Preventing people from abandoning exotic pets that threaten biodiversity
Abandoning exotic pets is an ethical problem that can lead to biological invasions that threaten conservation of biodiversity in the environment. An article published in the journal Biological Invasions, whose first author is the researcher Alberto Maceda Veiga, from the Biodiversity Research Institute of the University of Barcelona (IRBio), reveals that the release of invasive species in the environment has not been reduced despite the regulation that prohibits the possession of these species since 2011.
Other participants in the study, which goes over the regulation of the national catalogue of exotic invasive species, are Josep Escribano Alacid, from the Natural Science Museum of Barcelona, Albert Martínez Silvestre and Isabel Verdaguer, from the Amphibians and Reptiles Recovery Centre of Catalonia (CRARC), and Ralph Mac Nally, from the University of Canberra (Australia).
From buying impulsively to abandoning exotic pets
The study shows that, from 2009 to 2011, more than 60,000 exotic animals causing trouble to the owners were recorded in the northern-eastern area of Spain, but these figures do not correspond completely to the animals that were abandoned. "The main reason people abandon their pets is because they buy impulsively, and some of these species can easily reproduce once they are released", says Alberto Maceda, member of the Department of Evolutionary Biology, Ecology and Environmental Sciences of the University of Barcelona.
"In general, people get an animal very easily when it is young and cute, but when it grows up and causes trouble, they abandon it. Not all people do what it takes regarding the responsibilities of having a pet, it's a responsibility that lasts many years for those animals who live long, such as turtles."
Laws that do not stop this crime: Abandoning exotic animals
Since 2011, a law prohibits the trade, possession and transport of exotic species in Spain. The regulation has been effective to stop shops from selling species of crabs, fish, reptiles and amphibians that are listed in the regulation, but it has not prevented people from abandoning invasive species, the study warns.

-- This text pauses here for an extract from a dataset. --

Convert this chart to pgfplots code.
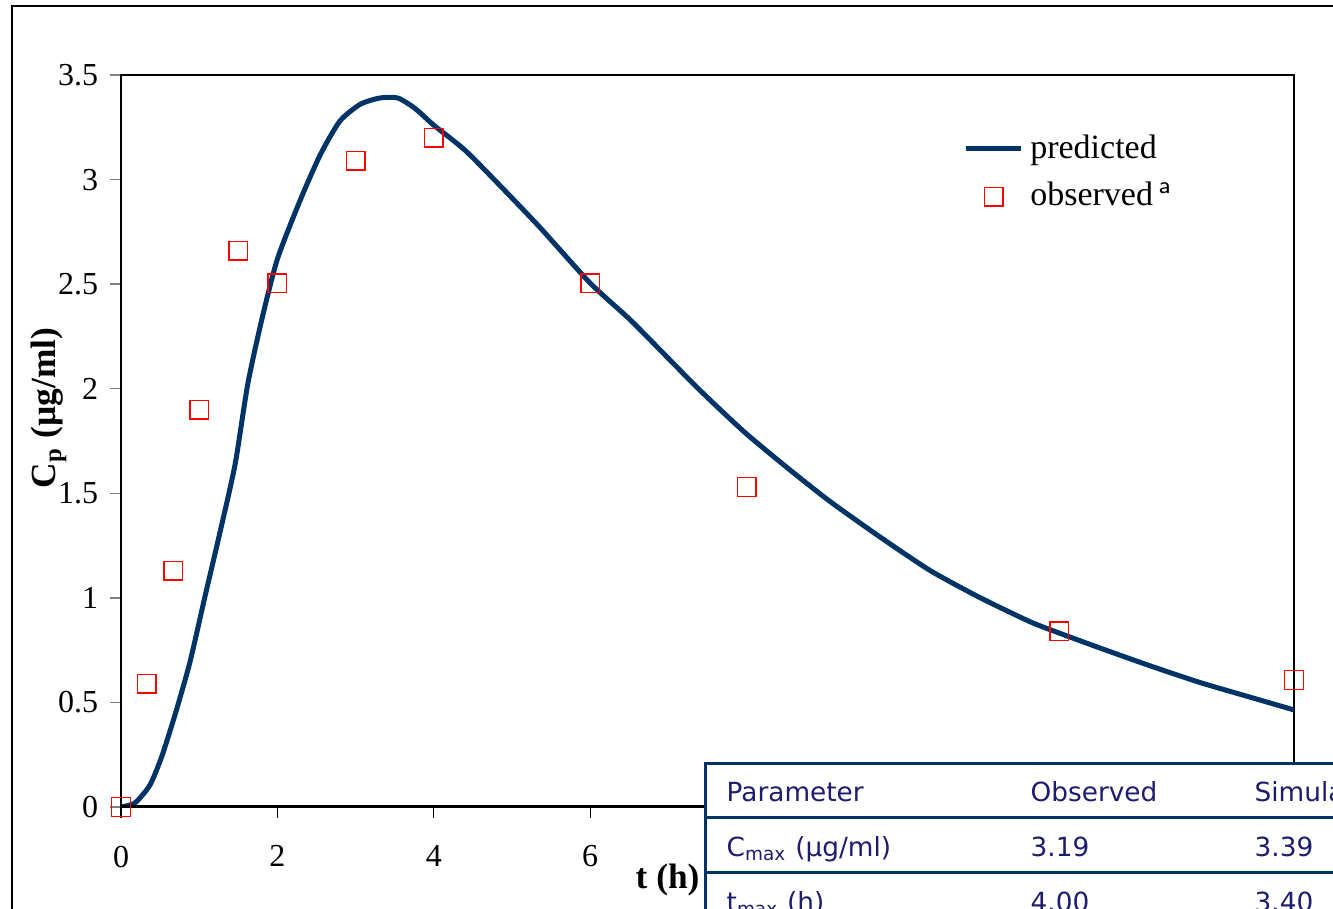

"Apart from the species listed in the regulation, there are many others that are abandoned in the natural environment or are left in animal centers", notes Maceda. "The worst problem, however, lies in the exotic species that were commercialized massively years ago. This is the case of the known Florida turtles, which are really small at first, but when they grow, they are usually abandoned. The study shows that the legislative response takes a long time to make any effect regarding the release of invasive species which were sold years ago in this country. These measures are not very effective once the invasive species is distributed around the territory".
Although the law served to stop those species from being sold, "abandoning animals is another crime, and there is not any current legislation to solve this problem". "We cannot ignore -he insists- that releasing any pet in the environment is a risk, apart from not being ethical, and therefore, it has to stop", stresses the researcher.
Fighting for animal wellbeing and promoting a responsible possession of animals
Improving biosafety measures in livestock stabling centers, changing commercial criteria for the species and training buyers to promote a responsible possession are measures that could help reduce the abandoning rate. "It is necessary to create a record of owners, apart from making more educational campaigns. One option could be to require a certificate for the owner's training, as well as the use of microchips and special licenses to have certain species at home, and avoid the free access to species we know that could bring trouble to the owners".
According to the authors, importation of exotic species should be regulated, since nowadays it is only debated on when there is scientific evidence of a risk of biological invasion, or when there is risk of extinction for a species. In short, it would be necessary to list the species owners can have at home.
Not all exotic pets in the environment have been abandoned
Experts warn that prohibiting certain species can generate a response in the market that can promote the commerce of other animals with the same problems. A revealing example is the prohibition of the trade of the red-eared slider (Trachemys scripta elegans), which was introduced in the market of other freshwater turtles that brought similar problems to the buyers.
Also, not all exotic pets get to the environment for being abandoned. In some cases, the reason is a lack of biosafety measures -disinfection of waste waters, etc.- in companies that stable exotic species. Also, some legislative measures from the past have been controverted for the conservation of the environment: for instance, releasing mosquitofish—one of the most dangerous invasive species worldwide—to control the local populations of mosquitos.
"Regarding environmental problems, we have to be more proactive than reactive, and we are usually reactive. Pets -invasive or not- cannot be uncontrolled in the natural environment, let alone abandoned. Among other negative effects, they can hunt native species, and alter the natural habitat and can bring diseases that can persist in the native fauna even when the animal with the disease has already disappeared," concludes Maceda.